• Directions for this task:
Would you set down every entry shown below, precisely as written?

Raw records
[start]

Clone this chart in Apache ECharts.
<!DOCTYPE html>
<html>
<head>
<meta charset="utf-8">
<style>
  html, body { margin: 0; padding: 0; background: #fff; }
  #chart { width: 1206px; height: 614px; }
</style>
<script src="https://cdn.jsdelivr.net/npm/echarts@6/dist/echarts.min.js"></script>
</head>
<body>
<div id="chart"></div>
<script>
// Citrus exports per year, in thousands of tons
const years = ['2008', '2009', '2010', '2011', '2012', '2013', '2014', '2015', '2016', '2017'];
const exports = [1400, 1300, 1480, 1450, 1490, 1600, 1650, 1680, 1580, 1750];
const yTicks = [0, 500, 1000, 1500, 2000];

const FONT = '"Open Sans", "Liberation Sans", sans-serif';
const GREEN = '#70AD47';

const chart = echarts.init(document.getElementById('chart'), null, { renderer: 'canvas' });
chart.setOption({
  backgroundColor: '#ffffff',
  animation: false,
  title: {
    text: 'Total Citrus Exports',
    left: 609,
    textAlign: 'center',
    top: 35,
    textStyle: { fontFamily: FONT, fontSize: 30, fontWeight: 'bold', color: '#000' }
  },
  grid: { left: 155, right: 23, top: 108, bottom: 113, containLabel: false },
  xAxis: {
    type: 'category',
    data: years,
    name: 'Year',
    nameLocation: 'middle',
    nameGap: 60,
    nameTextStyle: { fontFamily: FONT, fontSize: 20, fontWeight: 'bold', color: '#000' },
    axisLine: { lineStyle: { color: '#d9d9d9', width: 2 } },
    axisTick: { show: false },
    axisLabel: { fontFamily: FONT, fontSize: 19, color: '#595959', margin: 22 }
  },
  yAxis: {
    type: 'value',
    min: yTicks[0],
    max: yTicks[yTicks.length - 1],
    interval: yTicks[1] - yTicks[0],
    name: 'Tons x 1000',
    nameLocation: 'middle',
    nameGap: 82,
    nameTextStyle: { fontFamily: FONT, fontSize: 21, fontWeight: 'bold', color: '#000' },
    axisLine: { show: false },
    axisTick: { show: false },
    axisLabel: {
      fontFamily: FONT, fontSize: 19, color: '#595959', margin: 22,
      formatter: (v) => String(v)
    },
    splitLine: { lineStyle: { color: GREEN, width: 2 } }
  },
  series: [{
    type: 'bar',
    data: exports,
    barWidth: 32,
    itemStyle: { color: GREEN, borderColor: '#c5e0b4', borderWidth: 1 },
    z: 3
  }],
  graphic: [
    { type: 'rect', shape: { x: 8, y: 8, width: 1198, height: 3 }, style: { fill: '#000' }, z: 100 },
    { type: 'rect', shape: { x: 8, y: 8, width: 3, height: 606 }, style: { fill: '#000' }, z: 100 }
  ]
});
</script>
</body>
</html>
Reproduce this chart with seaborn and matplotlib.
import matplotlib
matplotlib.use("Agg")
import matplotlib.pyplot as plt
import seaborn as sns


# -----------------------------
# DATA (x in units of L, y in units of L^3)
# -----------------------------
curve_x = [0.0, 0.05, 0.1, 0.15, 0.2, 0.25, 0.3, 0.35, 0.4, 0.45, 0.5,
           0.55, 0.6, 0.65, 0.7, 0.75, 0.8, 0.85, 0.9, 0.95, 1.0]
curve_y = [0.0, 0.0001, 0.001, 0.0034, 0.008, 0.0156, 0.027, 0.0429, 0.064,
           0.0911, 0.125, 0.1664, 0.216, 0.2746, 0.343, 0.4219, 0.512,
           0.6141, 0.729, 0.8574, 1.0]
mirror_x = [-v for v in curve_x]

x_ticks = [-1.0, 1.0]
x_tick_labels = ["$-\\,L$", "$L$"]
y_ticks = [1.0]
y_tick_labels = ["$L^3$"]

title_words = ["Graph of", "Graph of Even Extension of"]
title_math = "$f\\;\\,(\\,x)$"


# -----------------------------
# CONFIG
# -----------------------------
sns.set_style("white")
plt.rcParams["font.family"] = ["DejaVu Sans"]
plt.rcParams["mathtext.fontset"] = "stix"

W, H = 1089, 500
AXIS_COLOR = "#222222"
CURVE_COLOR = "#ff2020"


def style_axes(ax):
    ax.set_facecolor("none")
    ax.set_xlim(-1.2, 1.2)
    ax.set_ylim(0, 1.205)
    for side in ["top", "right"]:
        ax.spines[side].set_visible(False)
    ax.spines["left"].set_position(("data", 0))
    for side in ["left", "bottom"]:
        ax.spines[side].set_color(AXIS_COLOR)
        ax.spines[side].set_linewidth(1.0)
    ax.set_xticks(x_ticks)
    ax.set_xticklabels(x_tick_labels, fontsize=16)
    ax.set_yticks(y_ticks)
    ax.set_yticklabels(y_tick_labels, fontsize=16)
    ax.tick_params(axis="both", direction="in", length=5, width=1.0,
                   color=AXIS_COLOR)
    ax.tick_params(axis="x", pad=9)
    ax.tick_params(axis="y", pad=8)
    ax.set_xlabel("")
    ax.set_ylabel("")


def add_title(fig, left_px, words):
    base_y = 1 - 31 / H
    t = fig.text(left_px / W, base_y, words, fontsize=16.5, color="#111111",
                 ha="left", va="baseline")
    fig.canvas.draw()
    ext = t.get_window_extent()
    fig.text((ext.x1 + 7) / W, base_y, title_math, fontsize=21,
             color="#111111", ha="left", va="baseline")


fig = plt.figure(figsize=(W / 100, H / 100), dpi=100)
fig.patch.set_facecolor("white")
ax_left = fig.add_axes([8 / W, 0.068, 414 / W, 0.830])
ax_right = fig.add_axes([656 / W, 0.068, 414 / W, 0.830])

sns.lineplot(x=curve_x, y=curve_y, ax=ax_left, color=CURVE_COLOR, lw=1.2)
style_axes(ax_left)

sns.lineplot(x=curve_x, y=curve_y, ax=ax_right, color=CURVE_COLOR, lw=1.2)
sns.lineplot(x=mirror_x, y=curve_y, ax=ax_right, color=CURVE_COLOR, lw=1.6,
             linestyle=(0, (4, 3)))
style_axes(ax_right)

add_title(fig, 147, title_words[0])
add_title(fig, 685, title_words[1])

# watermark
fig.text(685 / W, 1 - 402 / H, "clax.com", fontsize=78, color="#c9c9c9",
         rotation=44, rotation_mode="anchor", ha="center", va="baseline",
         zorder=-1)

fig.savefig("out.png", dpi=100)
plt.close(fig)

[end]

• Reply:
Clone this chart in Apache ECharts.
<!DOCTYPE html>
<html>
<head>
<meta charset="utf-8">
<style>
  html, body { margin: 0; padding: 0; background: #fff; }
  #chart { width: 1206px; height: 614px; }
</style>
<script src="https://cdn.jsdelivr.net/npm/echarts@6/dist/echarts.min.js"></script>
</head>
<body>
<div id="chart"></div>
<script>
// Citrus exports per year, in thousands of tons
const years = ['2008', '2009', '2010', '2011', '2012', '2013', '2014', '2015', '2016', '2017'];
const exports = [1400, 1300, 1480, 1450, 1490, 1600, 1650, 1680, 1580, 1750];
const yTicks = [0, 500, 1000, 1500, 2000];

const FONT = '"Open Sans", "Liberation Sans", sans-serif';
const GREEN = '#70AD47';

const chart = echarts.init(document.getElementById('chart'), null, { renderer: 'canvas' });
chart.setOption({
  backgroundColor: '#ffffff',
  animation: false,
  title: {
    text: 'Total Citrus Exports',
    left: 609,
    textAlign: 'center',
    top: 35,
    textStyle: { fontFamily: FONT, fontSize: 30, fontWeight: 'bold', color: '#000' }
  },
  grid: { left: 155, right: 23, top: 108, bottom: 113, containLabel: false },
  xAxis: {
    type: 'category',
    data: years,
    name: 'Year',
    nameLocation: 'middle',
    nameGap: 60,
    nameTextStyle: { fontFamily: FONT, fontSize: 20, fontWeight: 'bold', color: '#000' },
    axisLine: { lineStyle: { color: '#d9d9d9', width: 2 } },
    axisTick: { show: false },
    axisLabel: { fontFamily: FONT, fontSize: 19, color: '#595959', margin: 22 }
  },
  yAxis: {
    type: 'value',
    min: yTicks[0],
    max: yTicks[yTicks.length - 1],
    interval: yTicks[1] - yTicks[0],
    name: 'Tons x 1000',
    nameLocation: 'middle',
    nameGap: 82,
    nameTextStyle: { fontFamily: FONT, fontSize: 21, fontWeight: 'bold', color: '#000' },
    axisLine: { show: false },
    axisTick: { show: false },
    axisLabel: {
      fontFamily: FONT, fontSize: 19, color: '#595959', margin: 22,
      formatter: (v) => String(v)
    },
    splitLine: { lineStyle: { color: GREEN, width: 2 } }
  },
  series: [{
    type: 'bar',
    data: exports,
    barWidth: 32,
    itemStyle: { color: GREEN, borderColor: '#c5e0b4', borderWidth: 1 },
    z: 3
  }],
  graphic: [
    { type: 'rect', shape: { x: 8, y: 8, width: 1198, height: 3 }, style: { fill: '#000' }, z: 100 },
    { type: 'rect', shape: { x: 8, y: 8, width: 3, height: 606 }, style: { fill: '#000' }, z: 100 }
  ]
});
</script>
</body>
</html>
Reproduce this chart with seaborn and matplotlib.
import matplotlib
matplotlib.use("Agg")
import matplotlib.pyplot as plt
import seaborn as sns


# -----------------------------
# DATA (x in units of L, y in units of L^3)
# -----------------------------
curve_x = [0.0, 0.05, 0.1, 0.15, 0.2, 0.25, 0.3, 0.35, 0.4, 0.45, 0.5,
           0.55, 0.6, 0.65, 0.7, 0.75, 0.8, 0.85, 0.9, 0.95, 1.0]
curve_y = [0.0, 0.0001, 0.001, 0.0034, 0.008, 0.0156, 0.027, 0.0429, 0.064,
           0.0911, 0.125, 0.1664, 0.216, 0.2746, 0.343, 0.4219, 0.512,
           0.6141, 0.729, 0.8574, 1.0]
mirror_x = [-v for v in curve_x]

x_ticks = [-1.0, 1.0]
x_tick_labels = ["$-\\,L$", "$L$"]
y_ticks = [1.0]
y_tick_labels = ["$L^3$"]

title_words = ["Graph of", "Graph of Even Extension of"]
title_math = "$f\\;\\,(\\,x)$"


# -----------------------------
# CONFIG
# -----------------------------
sns.set_style("white")
plt.rcParams["font.family"] = ["DejaVu Sans"]
plt.rcParams["mathtext.fontset"] = "stix"

W, H = 1089, 500
AXIS_COLOR = "#222222"
CURVE_COLOR = "#ff2020"


def style_axes(ax):
    ax.set_facecolor("none")
    ax.set_xlim(-1.2, 1.2)
    ax.set_ylim(0, 1.205)
    for side in ["top", "right"]:
        ax.spines[side].set_visible(False)
    ax.spines["left"].set_position(("data", 0))
    for side in ["left", "bottom"]:
        ax.spines[side].set_color(AXIS_COLOR)
        ax.spines[side].set_linewidth(1.0)
    ax.set_xticks(x_ticks)
    ax.set_xticklabels(x_tick_labels, fontsize=16)
    ax.set_yticks(y_ticks)
    ax.set_yticklabels(y_tick_labels, fontsize=16)
    ax.tick_params(axis="both", direction="in", length=5, width=1.0,
                   color=AXIS_COLOR)
    ax.tick_params(axis="x", pad=9)
    ax.tick_params(axis="y", pad=8)
    ax.set_xlabel("")
    ax.set_ylabel("")


def add_title(fig, left_px, words):
    base_y = 1 - 31 / H
    t = fig.text(left_px / W, base_y, words, fontsize=16.5, color="#111111",
                 ha="left", va="baseline")
    fig.canvas.draw()
    ext = t.get_window_extent()
    fig.text((ext.x1 + 7) / W, base_y, title_math, fontsize=21,
             color="#111111", ha="left", va="baseline")


fig = plt.figure(figsize=(W / 100, H / 100), dpi=100)
fig.patch.set_facecolor("white")
ax_left = fig.add_axes([8 / W, 0.068, 414 / W, 0.830])
ax_right = fig.add_axes([656 / W, 0.068, 414 / W, 0.830])

sns.lineplot(x=curve_x, y=curve_y, ax=ax_left, color=CURVE_COLOR, lw=1.2)
style_axes(ax_left)

sns.lineplot(x=curve_x, y=curve_y, ax=ax_right, color=CURVE_COLOR, lw=1.2)
sns.lineplot(x=mirror_x, y=curve_y, ax=ax_right, color=CURVE_COLOR, lw=1.6,
             linestyle=(0, (4, 3)))
style_axes(ax_right)

add_title(fig, 147, title_words[0])
add_title(fig, 685, title_words[1])

# watermark
fig.text(685 / W, 1 - 402 / H, "clax.com", fontsize=78, color="#c9c9c9",
         rotation=44, rotation_mode="anchor", ha="center", va="baseline",
         zorder=-1)

fig.savefig("out.png", dpi=100)
plt.close(fig)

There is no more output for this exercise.